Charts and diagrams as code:
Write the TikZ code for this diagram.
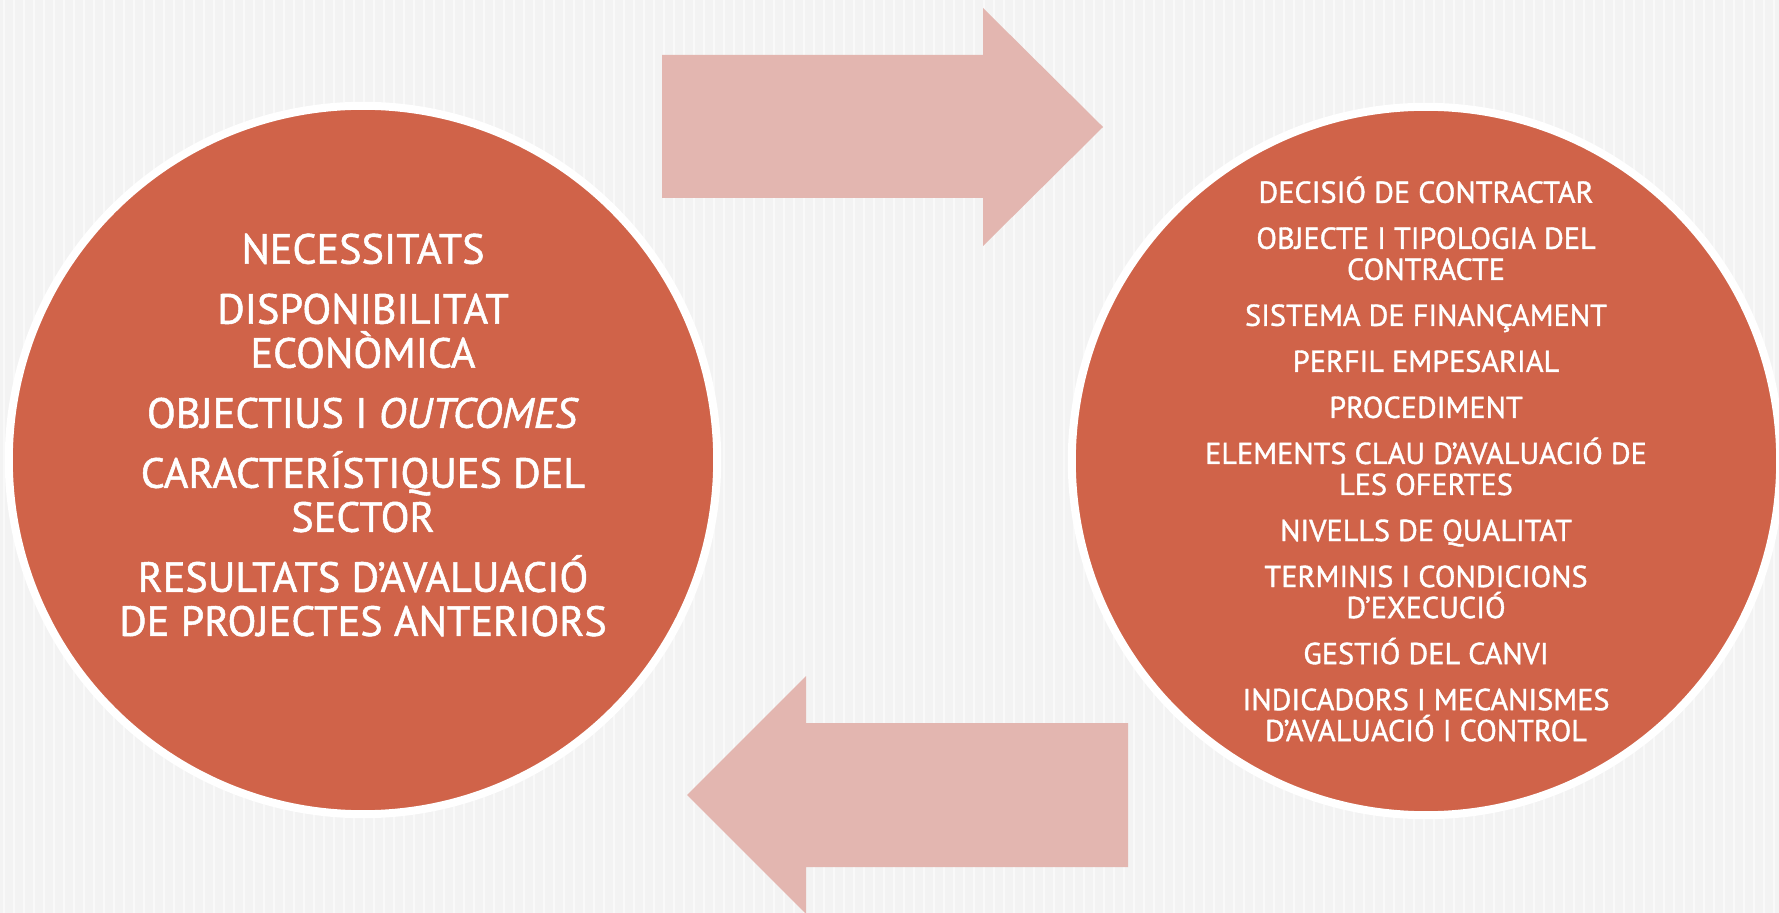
\documentclass[tikz,border=0pt]{standalone}
\usepackage{fontspec}
\setmainfont{PT Sans}[RawFeature={embolden=1.2}]
\usetikzlibrary{positioning}
\definecolor{rovell}{RGB}{208,99,73}
\definecolor{rosat}{RGB}{227,182,176}
\definecolor{fons}{RGB}{243,243,243}

\begin{document}
\begin{tikzpicture}[
        x=0.01cm, y=-0.01cm,
        cercle/.style={circle, fill=rovell, draw=white, line width=0.08cm, minimum size=7.08cm, inner sep=0pt},
        llista/.style={align=center, text=white, inner sep=0pt},
        fletxa/.style={fill=rosat}
    ]
    \useasboundingbox (0,0) rectangle (1779,913);
    \fill[fons] (0,0) rectangle (1779,913);
    \foreach \x in {4,14,...,1774}
        \draw[white, opacity=0.5, line width=0.015cm] (\x,0) -- (\x,913);

    \node[cercle] (esq) at (363,460) {};
    \node[cercle] (dre) at (1426,461) {};

    % fletxes
    \fill[fletxa] (662,55) -- (983,55) -- (983,8) -- (1103,127) -- (983,246) -- (983,198) -- (662,198) -- cycle;
    \fill[fletxa] (1128,723) -- (806,723) -- (806,676) -- (687,795) -- (806,914) -- (806,867) -- (1128,867) -- cycle;

    \node[llista, font=\fontsize{12pt}{12.52pt}\selectfont] (necessitats) at (363,435)
        {NECESSITATS\\[4.55pt]
         DISPONIBILITAT\\ECONÒMICA\\[4.55pt]
         OBJECTIUS I \textit{OUTCOMES}\\[4.55pt]
         CARACTERÍSTIQUES DEL\\SECTOR\\[4.55pt]
         RESULTATS D’AVALUACIÓ\\DE PROJECTES ANTERIORS};

    \node[llista, font=\fontsize{8.6pt}{8.82pt}\selectfont] (contracte) at (1426,459)
        {DECISIÓ DE CONTRACTAR\\[4.27pt]
         OBJECTE I TIPOLOGIA DEL\\CONTRACTE\\[4.27pt]
         SISTEMA DE FINANÇAMENT\\[4.27pt]
         PERFIL EMPESARIAL\\[4.27pt]
         PROCEDIMENT\\[4.27pt]
         ELEMENTS CLAU D’AVALUACIÓ DE\\LES OFERTES\\[4.27pt]
         NIVELLS DE QUALITAT\\[4.27pt]
         TERMINIS I CONDICIONS\\D’EXECUCIÓ\\[4.27pt]
         GESTIÓ DEL CANVI\\[4.27pt]
         INDICADORS I MECANISMES\\D’AVALUACIÓ I CONTROL};
\end{tikzpicture}
\end{document}
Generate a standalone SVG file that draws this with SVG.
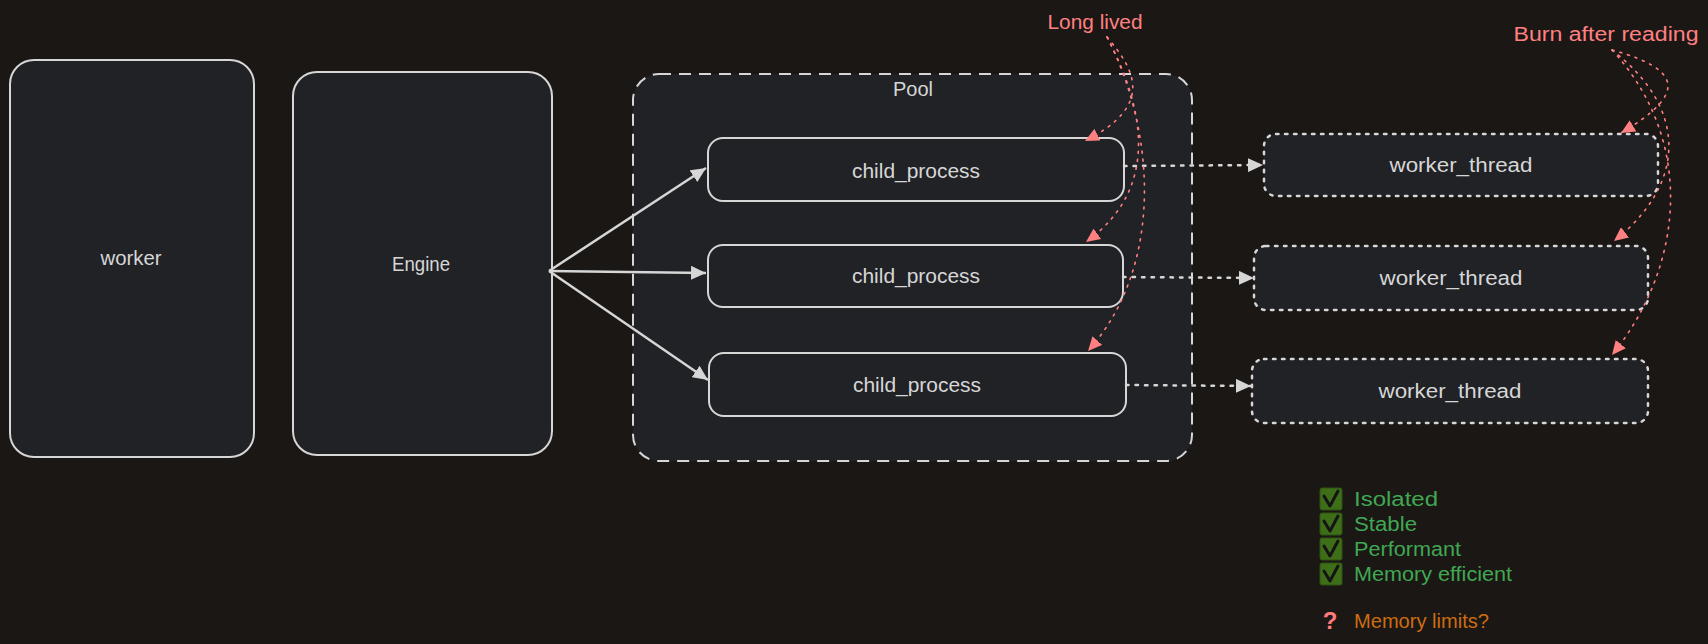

→ Exercise details
Write out the data precisely as given, excluding the pictures.

→ Solution below
Write the TikZ code for this diagram.
\documentclass[tikz,border=0pt]{standalone}
\usepackage{fontspec}
\setmainfont{PT Sans}[RawFeature={embolden=1.2}]
\usetikzlibrary{positioning}
\definecolor{rovell}{RGB}{208,99,73}
\definecolor{rosat}{RGB}{227,182,176}
\definecolor{fons}{RGB}{243,243,243}

\begin{document}
\begin{tikzpicture}[
        x=0.01cm, y=-0.01cm,
        cercle/.style={circle, fill=rovell, draw=white, line width=0.08cm, minimum size=7.08cm, inner sep=0pt},
        llista/.style={align=center, text=white, inner sep=0pt},
        fletxa/.style={fill=rosat}
    ]
    \useasboundingbox (0,0) rectangle (1779,913);
    \fill[fons] (0,0) rectangle (1779,913);
    \foreach \x in {4,14,...,1774}
        \draw[white, opacity=0.5, line width=0.015cm] (\x,0) -- (\x,913);

    \node[cercle] (esq) at (363,460) {};
    \node[cercle] (dre) at (1426,461) {};

    % fletxes
    \fill[fletxa] (662,55) -- (983,55) -- (983,8) -- (1103,127) -- (983,246) -- (983,198) -- (662,198) -- cycle;
    \fill[fletxa] (1128,723) -- (806,723) -- (806,676) -- (687,795) -- (806,914) -- (806,867) -- (1128,867) -- cycle;

    \node[llista, font=\fontsize{12pt}{12.52pt}\selectfont] (necessitats) at (363,435)
        {NECESSITATS\\[4.55pt]
         DISPONIBILITAT\\ECONÒMICA\\[4.55pt]
         OBJECTIUS I \textit{OUTCOMES}\\[4.55pt]
         CARACTERÍSTIQUES DEL\\SECTOR\\[4.55pt]
         RESULTATS D’AVALUACIÓ\\DE PROJECTES ANTERIORS};

    \node[llista, font=\fontsize{8.6pt}{8.82pt}\selectfont] (contracte) at (1426,459)
        {DECISIÓ DE CONTRACTAR\\[4.27pt]
         OBJECTE I TIPOLOGIA DEL\\CONTRACTE\\[4.27pt]
         SISTEMA DE FINANÇAMENT\\[4.27pt]
         PERFIL EMPESARIAL\\[4.27pt]
         PROCEDIMENT\\[4.27pt]
         ELEMENTS CLAU D’AVALUACIÓ DE\\LES OFERTES\\[4.27pt]
         NIVELLS DE QUALITAT\\[4.27pt]
         TERMINIS I CONDICIONS\\D’EXECUCIÓ\\[4.27pt]
         GESTIÓ DEL CANVI\\[4.27pt]
         INDICADORS I MECANISMES\\D’AVALUACIÓ I CONTROL};
\end{tikzpicture}
\end{document}
Generate a standalone SVG file that draws this with SVG.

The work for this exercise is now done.